_Task to carry out_:
Nothing outside the lines from the one containing "Reproduce this chart with Chart.js." through the one containing "['#2C5B98', '#9C2F2B', '#7A983A', '#5C4282', '#2A8BA6'];" should be copied, and no pictures either. Copy those lines exactly.

_Data shown_:
■ ■ ■ ■ ■
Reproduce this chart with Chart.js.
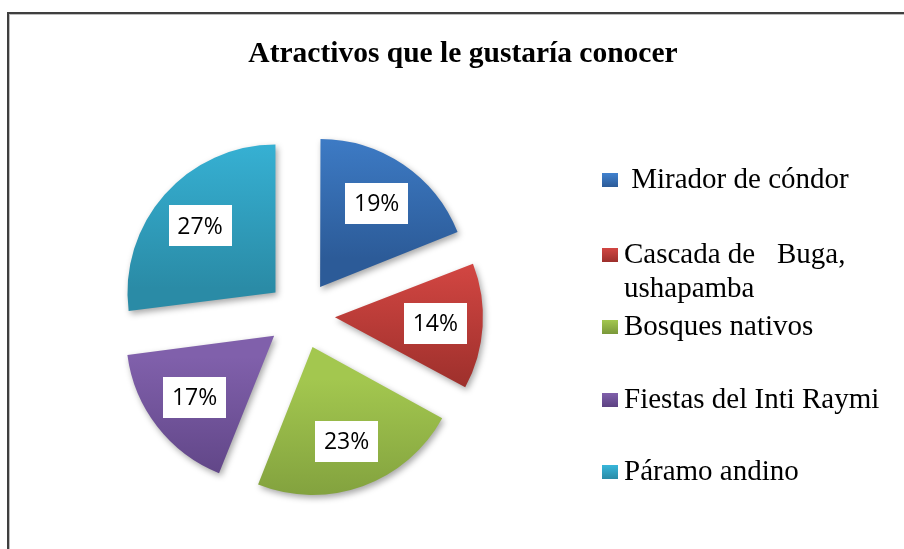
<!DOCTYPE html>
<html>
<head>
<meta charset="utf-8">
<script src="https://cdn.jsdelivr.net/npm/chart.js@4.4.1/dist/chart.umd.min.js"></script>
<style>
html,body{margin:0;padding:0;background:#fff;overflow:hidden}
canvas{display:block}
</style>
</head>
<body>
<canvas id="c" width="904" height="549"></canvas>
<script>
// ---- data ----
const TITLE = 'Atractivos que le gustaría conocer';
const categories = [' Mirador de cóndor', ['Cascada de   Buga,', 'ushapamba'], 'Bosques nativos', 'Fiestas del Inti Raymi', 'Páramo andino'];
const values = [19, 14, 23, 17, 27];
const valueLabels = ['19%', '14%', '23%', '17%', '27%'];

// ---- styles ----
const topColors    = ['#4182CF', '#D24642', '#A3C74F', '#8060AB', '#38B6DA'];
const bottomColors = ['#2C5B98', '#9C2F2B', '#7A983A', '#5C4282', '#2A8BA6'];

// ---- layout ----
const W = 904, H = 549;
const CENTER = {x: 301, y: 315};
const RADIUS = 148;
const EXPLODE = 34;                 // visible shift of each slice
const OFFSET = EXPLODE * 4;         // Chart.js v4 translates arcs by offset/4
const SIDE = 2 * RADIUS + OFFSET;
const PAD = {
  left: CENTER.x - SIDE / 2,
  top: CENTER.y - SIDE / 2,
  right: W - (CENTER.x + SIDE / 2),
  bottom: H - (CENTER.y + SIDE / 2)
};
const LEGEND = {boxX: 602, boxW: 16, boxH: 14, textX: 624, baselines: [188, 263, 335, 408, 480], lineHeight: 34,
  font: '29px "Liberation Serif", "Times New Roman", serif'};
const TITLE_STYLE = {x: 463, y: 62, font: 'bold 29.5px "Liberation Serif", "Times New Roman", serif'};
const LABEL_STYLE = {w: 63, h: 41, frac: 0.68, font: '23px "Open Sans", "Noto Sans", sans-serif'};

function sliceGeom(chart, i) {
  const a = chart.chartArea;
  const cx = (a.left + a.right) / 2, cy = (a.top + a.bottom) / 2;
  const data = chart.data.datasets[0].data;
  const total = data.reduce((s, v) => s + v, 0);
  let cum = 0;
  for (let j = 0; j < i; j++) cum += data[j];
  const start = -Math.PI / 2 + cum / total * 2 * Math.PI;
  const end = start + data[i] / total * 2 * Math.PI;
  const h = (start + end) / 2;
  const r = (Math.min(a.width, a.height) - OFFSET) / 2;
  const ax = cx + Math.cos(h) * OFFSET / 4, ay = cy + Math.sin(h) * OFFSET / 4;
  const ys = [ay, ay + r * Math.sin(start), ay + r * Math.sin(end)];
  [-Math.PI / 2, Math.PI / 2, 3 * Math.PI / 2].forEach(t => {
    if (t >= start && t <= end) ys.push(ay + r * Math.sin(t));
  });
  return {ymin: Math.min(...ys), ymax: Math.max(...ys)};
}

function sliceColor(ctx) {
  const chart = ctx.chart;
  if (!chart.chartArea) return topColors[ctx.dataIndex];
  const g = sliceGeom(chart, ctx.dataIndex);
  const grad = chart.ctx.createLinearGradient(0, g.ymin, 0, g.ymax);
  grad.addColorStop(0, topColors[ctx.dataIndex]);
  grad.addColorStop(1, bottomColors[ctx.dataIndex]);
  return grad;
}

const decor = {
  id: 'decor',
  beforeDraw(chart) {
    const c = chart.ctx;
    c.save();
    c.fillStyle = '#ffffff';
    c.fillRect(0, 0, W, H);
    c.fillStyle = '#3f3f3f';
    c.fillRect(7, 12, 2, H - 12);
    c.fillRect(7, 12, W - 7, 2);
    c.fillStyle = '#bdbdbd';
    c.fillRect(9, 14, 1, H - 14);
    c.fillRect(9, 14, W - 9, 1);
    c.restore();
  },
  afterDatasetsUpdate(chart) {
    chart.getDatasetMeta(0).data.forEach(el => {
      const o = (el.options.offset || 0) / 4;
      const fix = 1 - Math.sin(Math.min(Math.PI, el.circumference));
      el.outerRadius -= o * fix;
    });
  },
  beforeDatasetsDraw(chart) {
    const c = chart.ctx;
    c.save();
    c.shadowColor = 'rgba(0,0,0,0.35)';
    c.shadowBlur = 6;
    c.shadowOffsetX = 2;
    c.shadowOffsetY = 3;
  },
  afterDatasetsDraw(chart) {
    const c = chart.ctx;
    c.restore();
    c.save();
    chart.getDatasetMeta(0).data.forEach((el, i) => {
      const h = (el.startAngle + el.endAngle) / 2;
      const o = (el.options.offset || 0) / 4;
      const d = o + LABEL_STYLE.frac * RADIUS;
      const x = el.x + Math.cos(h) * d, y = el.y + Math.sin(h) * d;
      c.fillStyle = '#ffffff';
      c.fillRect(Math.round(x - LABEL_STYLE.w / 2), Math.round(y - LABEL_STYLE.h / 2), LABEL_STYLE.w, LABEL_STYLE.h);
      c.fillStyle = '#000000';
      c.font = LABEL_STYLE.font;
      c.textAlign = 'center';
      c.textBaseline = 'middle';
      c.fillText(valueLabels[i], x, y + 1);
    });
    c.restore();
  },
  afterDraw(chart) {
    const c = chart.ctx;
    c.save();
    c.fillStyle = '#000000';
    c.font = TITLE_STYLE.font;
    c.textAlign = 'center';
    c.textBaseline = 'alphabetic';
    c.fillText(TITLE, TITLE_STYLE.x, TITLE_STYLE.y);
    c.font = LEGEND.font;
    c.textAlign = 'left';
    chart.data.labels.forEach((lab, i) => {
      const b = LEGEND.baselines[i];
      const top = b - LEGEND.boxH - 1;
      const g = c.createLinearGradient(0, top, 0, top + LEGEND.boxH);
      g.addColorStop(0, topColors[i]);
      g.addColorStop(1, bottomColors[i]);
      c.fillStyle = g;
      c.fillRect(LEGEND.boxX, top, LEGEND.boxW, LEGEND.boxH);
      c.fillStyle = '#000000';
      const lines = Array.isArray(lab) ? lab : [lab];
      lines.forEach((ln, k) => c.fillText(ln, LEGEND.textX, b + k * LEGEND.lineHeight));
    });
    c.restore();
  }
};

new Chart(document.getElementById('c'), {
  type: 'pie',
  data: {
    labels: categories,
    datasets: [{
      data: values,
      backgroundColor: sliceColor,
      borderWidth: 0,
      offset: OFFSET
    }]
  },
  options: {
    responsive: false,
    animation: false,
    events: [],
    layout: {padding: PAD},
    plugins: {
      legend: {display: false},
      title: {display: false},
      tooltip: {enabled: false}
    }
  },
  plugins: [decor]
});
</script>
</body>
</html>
■ ■ ■ ■ ■
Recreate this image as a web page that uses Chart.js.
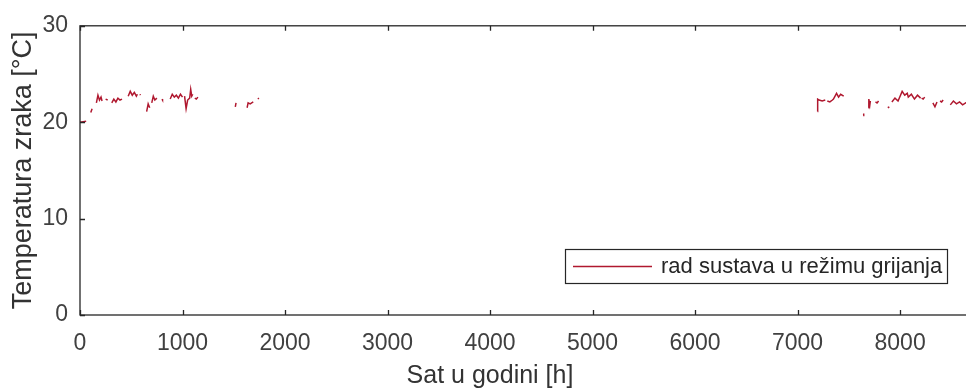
■ ■ ■ ■ ■
_Correct response_:
Reproduce this chart with Chart.js.
<!DOCTYPE html>
<html>
<head>
<meta charset="utf-8">
<script src="https://cdn.jsdelivr.net/npm/chart.js@4.4.1/dist/chart.umd.min.js"></script>
<style>
html,body{margin:0;padding:0;background:#fff;overflow:hidden}
canvas{display:block}
</style>
</head>
<body>
<canvas id="c" width="904" height="549"></canvas>
<script>
// ---- data ----
const TITLE = 'Atractivos que le gustaría conocer';
const categories = [' Mirador de cóndor', ['Cascada de   Buga,', 'ushapamba'], 'Bosques nativos', 'Fiestas del Inti Raymi', 'Páramo andino'];
const values = [19, 14, 23, 17, 27];
const valueLabels = ['19%', '14%', '23%', '17%', '27%'];

// ---- styles ----
const topColors    = ['#4182CF', '#D24642', '#A3C74F', '#8060AB', '#38B6DA'];
const bottomColors = ['#2C5B98', '#9C2F2B', '#7A983A', '#5C4282', '#2A8BA6'];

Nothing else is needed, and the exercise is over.